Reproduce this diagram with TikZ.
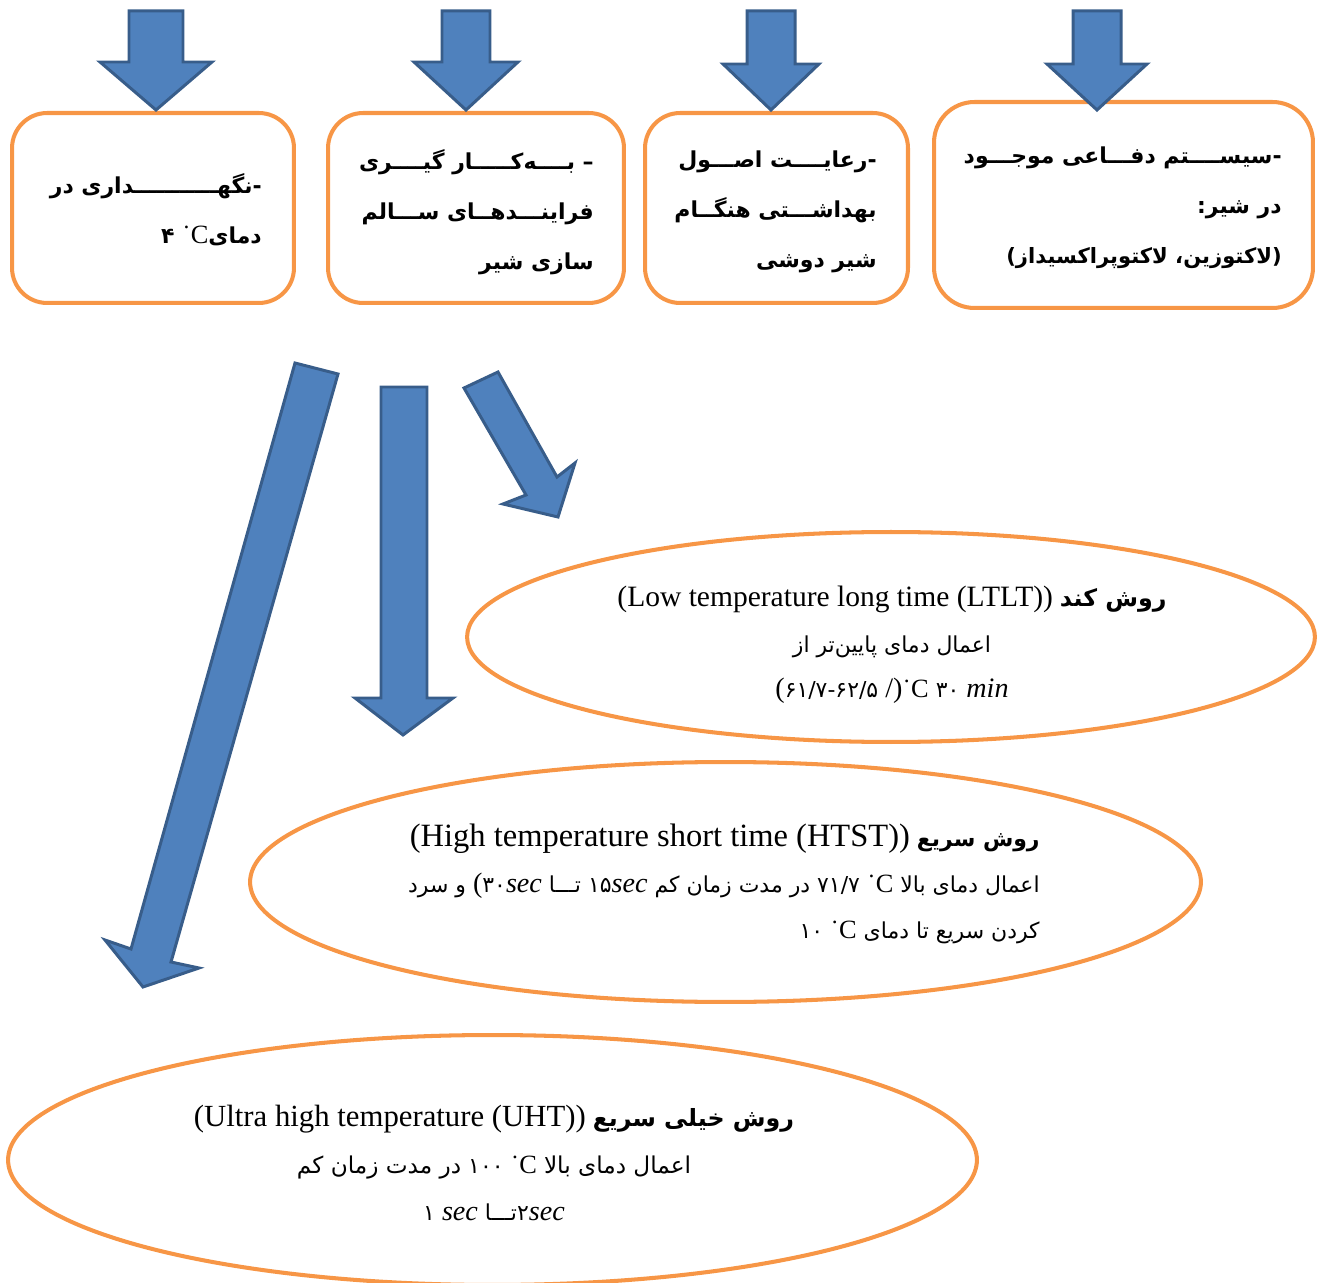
\documentclass[tikz,border=0pt]{standalone}
\usepackage{fontspec}
\setmainfont{Liberation Serif}
\newfontfamily\fa[Script=Arabic]{DejaVu Sans}
\TeXXeTstate=1
\usetikzlibrary{shapes.geometric}
\usetikzlibrary{positioning}
\definecolor{boxorange}{HTML}{F79646}
\definecolor{arrowblue}{HTML}{4F81BD}
\definecolor{arrowedge}{HTML}{385D8A}

\newcommand\fareg{\fa\mdseries\fontsize{12.5}{\baselineskip}\selectfont}
\newcommand\fabold{\fa\bfseries\fontsize{13.5}{\baselineskip}\selectfont}
\newcommand\degC{{\rmfamily\mdseries\fontsize{15}{\baselineskip}\selectfont ˙C}}
\newcommand\tw{ـ}

\tikzset{
	rulebox/.style={draw=boxorange, line width=2.3pt, rounded corners=20pt, inner sep=0pt},
	methodoval/.style={ellipse, draw=boxorange, line width=2.3pt, inner sep=0pt},
	blockarrow/.style={fill=arrowblue, draw=arrowedge, line width=1.7pt},
	boxtext/.style={font=\fa\bfseries\fontsize{12.5}{28.5}\selectfont, align=right, inner sep=0pt},
	ovaltext/.style={font=\fontsize{16}{26}\selectfont, inner sep=0pt},
}

\begin{document}
\begin{tikzpicture}[x=0.02cm, y=-0.02cm]
	\useasboundingbox (0,0) rectangle (1319,1283);
	
	%boxes
	\node[rulebox, minimum width=5.64cm, minimum height=3.8cm] (keep) at (153,208) {};
	\node[rulebox, minimum width=5.92cm, minimum height=3.8cm] (process) at (476,208) {};
	\node[rulebox, minimum width=5.26cm, minimum height=3.8cm] (hygiene) at (776.5,208) {};
	\node[rulebox, minimum width=7.58cm, minimum height=4.12cm, rounded corners=23pt] (defence) at (1123.5,205) {};
	
	%ovals
	\node[methodoval, minimum width=16.96cm, minimum height=4.2cm] (ltlt) at (891,637) {};
	\node[methodoval, minimum width=19.02cm, minimum height=4.8cm] (htst) at (725.5,882) {};
	\node[methodoval, minimum width=19.38cm, minimum height=5cm] (uht) at (492.5,1160) {};
	
	%arrows into the boxes
	\foreach \cx/\sw/\hw/\sy in {156/27/56/62, 466/24/52/62, 771/24/48/64, 1097/24/50/64}
		\filldraw[blockarrow] (\cx-\sw,11) -- (\cx+\sw,11) -- (\cx+\sw,\sy) -- (\cx+\hw,\sy)
			-- (\cx,110) -- (\cx-\hw,\sy) -- (\cx-\sw,\sy) -- cycle;
	
	%arrows to the methods
	\filldraw[blockarrow] (295,363) -- (338,374) -- (171,962) -- (199,968) -- (143,987)
		-- (105,940) -- (131,949) -- cycle;
	\filldraw[blockarrow] (381,387) -- (427,387) -- (427,698) -- (453,698) -- (403,735)
		-- (355,698) -- (381,698) -- cycle;
	\filldraw[blockarrow] (464,388) -- (498,372) -- (557,477) -- (575,463) -- (558,517)
		-- (503,504) -- (526,495) -- cycle;
	
	%box labels
	\node[boxtext, anchor=east] (keeptext) at (262,210)
		{\beginR -نگه\tw\tw\tw\tw\tw\tw\tw\tw\tw\tw\tw{}داری در\endR\\ ۴ \degC{}دمای};
	\node[boxtext, anchor=east] (processtext) at (594,212)
		{\beginR – بــــه‌کـــــار گیــــری\endR\\ \beginR فراینـــدهــای ســـالم\endR\\ \beginR سازی شیر\endR};
	\node[boxtext, anchor=east] (hygienetext) at (877,212)
		{\beginR -رعایــــت اصـــول\endR\\ \beginR بهداشـــتی هنگــام\endR\\ \beginR شیر دوشی\endR};
	\node[boxtext, anchor=east] (defencetext) at (1282,208)
		{\beginR -سیســــتم دفـــاعی موجـــود\endR\\ \beginR در شیر:\endR\\
		 {\fontsize{12}{\baselineskip}\selectfont\beginR(لاکتوزین، لاکتوپراکسیداز)\endR}};
	
	%oval labels
	\node[ovaltext, align=center] (ltlttext) at (892,645)
		{{\fontsize{16.8}{26}\selectfont (Low temperature long time (LTLT))} {\fabold\beginR روش کند\endR}\\
		 {\fareg\beginR اعمال دمای پایین‌تر از\endR}\\
		 ({\fareg ۶۱/۷-۶۲/۵} /)\degC{} {\fareg ۳۰} \textit{min}};
	\node[ovaltext, align=right, anchor=east] (htsttext) at (1040,884)
		{{\fontsize{18.5}{26}\selectfont (High temperature short time (HTST))} {\fabold\fontsize{12.5}{\baselineskip}\selectfont\beginR روش سریع\endR}\\
		 {\fareg\beginR و سرد\endR} ({\fareg ۳۰}\textit{sec} {\fareg تـــا} {\fareg ۱۵}\textit{sec}
		 {\fareg\beginR در مدت زمان کم\endR} {\fareg ۷۱/۷} \degC{} {\fareg\beginR اعمال دمای بالا\endR}\\
		 {\fareg ۱۰} \degC{} {\fareg\beginR کردن سریع تا دمای\endR}};
	\node[ovaltext, align=center, font=\fontsize{16}{27}\selectfont] (uhttext) at (494,1163)
		{{\fontsize{17.5}{27}\selectfont (Ultra high temperature (UHT))} {\fabold\beginR روش خیلی سریع\endR}\\
		 {\fareg\fontsize{13.2}{\baselineskip}\selectfont\beginR در مدت زمان کم\endR} {\fareg ۱۰۰} \degC{}
		 {\fareg\fontsize{13.2}{\baselineskip}\selectfont\beginR اعمال دمای بالا\endR}\\
		 {\fareg ۱} \textit{sec} {\fareg تـــا}\kern0pt{\fareg ۲}\textit{sec}};
	
\end{tikzpicture}
\end{document}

#####

### [WHAT NEEDS TO BE DONE]
Leave out the pictures and retype every line above exactly.

### [TASK SOLUTION]
Reproduce this diagram with TikZ.
\documentclass[tikz,border=0pt]{standalone}
\usepackage{fontspec}
\setmainfont{Liberation Serif}
\newfontfamily\fa[Script=Arabic]{DejaVu Sans}
\TeXXeTstate=1
\usetikzlibrary{shapes.geometric}
\usetikzlibrary{positioning}
\definecolor{boxorange}{HTML}{F79646}
\definecolor{arrowblue}{HTML}{4F81BD}
\definecolor{arrowedge}{HTML}{385D8A}

\newcommand\fareg{\fa\mdseries\fontsize{12.5}{\baselineskip}\selectfont}
\newcommand\fabold{\fa\bfseries\fontsize{13.5}{\baselineskip}\selectfont}
\newcommand\degC{{\rmfamily\mdseries\fontsize{15}{\baselineskip}\selectfont ˙C}}
\newcommand\tw{ـ}

\tikzset{
	rulebox/.style={draw=boxorange, line width=2.3pt, rounded corners=20pt, inner sep=0pt},
	methodoval/.style={ellipse, draw=boxorange, line width=2.3pt, inner sep=0pt},
	blockarrow/.style={fill=arrowblue, draw=arrowedge, line width=1.7pt},
	boxtext/.style={font=\fa\bfseries\fontsize{12.5}{28.5}\selectfont, align=right, inner sep=0pt},
	ovaltext/.style={font=\fontsize{16}{26}\selectfont, inner sep=0pt},
}

\begin{document}
\begin{tikzpicture}[x=0.02cm, y=-0.02cm]
	\useasboundingbox (0,0) rectangle (1319,1283);
	
	%boxes
	\node[rulebox, minimum width=5.64cm, minimum height=3.8cm] (keep) at (153,208) {};
	\node[rulebox, minimum width=5.92cm, minimum height=3.8cm] (process) at (476,208) {};
	\node[rulebox, minimum width=5.26cm, minimum height=3.8cm] (hygiene) at (776.5,208) {};
	\node[rulebox, minimum width=7.58cm, minimum height=4.12cm, rounded corners=23pt] (defence) at (1123.5,205) {};
	
	%ovals
	\node[methodoval, minimum width=16.96cm, minimum height=4.2cm] (ltlt) at (891,637) {};
	\node[methodoval, minimum width=19.02cm, minimum height=4.8cm] (htst) at (725.5,882) {};
	\node[methodoval, minimum width=19.38cm, minimum height=5cm] (uht) at (492.5,1160) {};
	
	%arrows into the boxes
	\foreach \cx/\sw/\hw/\sy in {156/27/56/62, 466/24/52/62, 771/24/48/64, 1097/24/50/64}
		\filldraw[blockarrow] (\cx-\sw,11) -- (\cx+\sw,11) -- (\cx+\sw,\sy) -- (\cx+\hw,\sy)
			-- (\cx,110) -- (\cx-\hw,\sy) -- (\cx-\sw,\sy) -- cycle;
	
	%arrows to the methods
	\filldraw[blockarrow] (295,363) -- (338,374) -- (171,962) -- (199,968) -- (143,987)
		-- (105,940) -- (131,949) -- cycle;
	\filldraw[blockarrow] (381,387) -- (427,387) -- (427,698) -- (453,698) -- (403,735)
		-- (355,698) -- (381,698) -- cycle;
	\filldraw[blockarrow] (464,388) -- (498,372) -- (557,477) -- (575,463) -- (558,517)
		-- (503,504) -- (526,495) -- cycle;
	
	%box labels
	\node[boxtext, anchor=east] (keeptext) at (262,210)
		{\beginR -نگه\tw\tw\tw\tw\tw\tw\tw\tw\tw\tw\tw{}داری در\endR\\ ۴ \degC{}دمای};
	\node[boxtext, anchor=east] (processtext) at (594,212)
		{\beginR – بــــه‌کـــــار گیــــری\endR\\ \beginR فراینـــدهــای ســـالم\endR\\ \beginR سازی شیر\endR};
	\node[boxtext, anchor=east] (hygienetext) at (877,212)
		{\beginR -رعایــــت اصـــول\endR\\ \beginR بهداشـــتی هنگــام\endR\\ \beginR شیر دوشی\endR};
	\node[boxtext, anchor=east] (defencetext) at (1282,208)
		{\beginR -سیســــتم دفـــاعی موجـــود\endR\\ \beginR در شیر:\endR\\
		 {\fontsize{12}{\baselineskip}\selectfont\beginR(لاکتوزین، لاکتوپراکسیداز)\endR}};
	
	%oval labels
	\node[ovaltext, align=center] (ltlttext) at (892,645)
		{{\fontsize{16.8}{26}\selectfont (Low temperature long time (LTLT))} {\fabold\beginR روش کند\endR}\\
		 {\fareg\beginR اعمال دمای پایین‌تر از\endR}\\
		 ({\fareg ۶۱/۷-۶۲/۵} /)\degC{} {\fareg ۳۰} \textit{min}};
	\node[ovaltext, align=right, anchor=east] (htsttext) at (1040,884)
		{{\fontsize{18.5}{26}\selectfont (High temperature short time (HTST))} {\fabold\fontsize{12.5}{\baselineskip}\selectfont\beginR روش سریع\endR}\\
		 {\fareg\beginR و سرد\endR} ({\fareg ۳۰}\textit{sec} {\fareg تـــا} {\fareg ۱۵}\textit{sec}
		 {\fareg\beginR در مدت زمان کم\endR} {\fareg ۷۱/۷} \degC{} {\fareg\beginR اعمال دمای بالا\endR}\\
		 {\fareg ۱۰} \degC{} {\fareg\beginR کردن سریع تا دمای\endR}};
	\node[ovaltext, align=center, font=\fontsize{16}{27}\selectfont] (uhttext) at (494,1163)
		{{\fontsize{17.5}{27}\selectfont (Ultra high temperature (UHT))} {\fabold\beginR روش خیلی سریع\endR}\\
		 {\fareg\fontsize{13.2}{\baselineskip}\selectfont\beginR در مدت زمان کم\endR} {\fareg ۱۰۰} \degC{}
		 {\fareg\fontsize{13.2}{\baselineskip}\selectfont\beginR اعمال دمای بالا\endR}\\
		 {\fareg ۱} \textit{sec} {\fareg تـــا}\kern0pt{\fareg ۲}\textit{sec}};
	
\end{tikzpicture}
\end{document}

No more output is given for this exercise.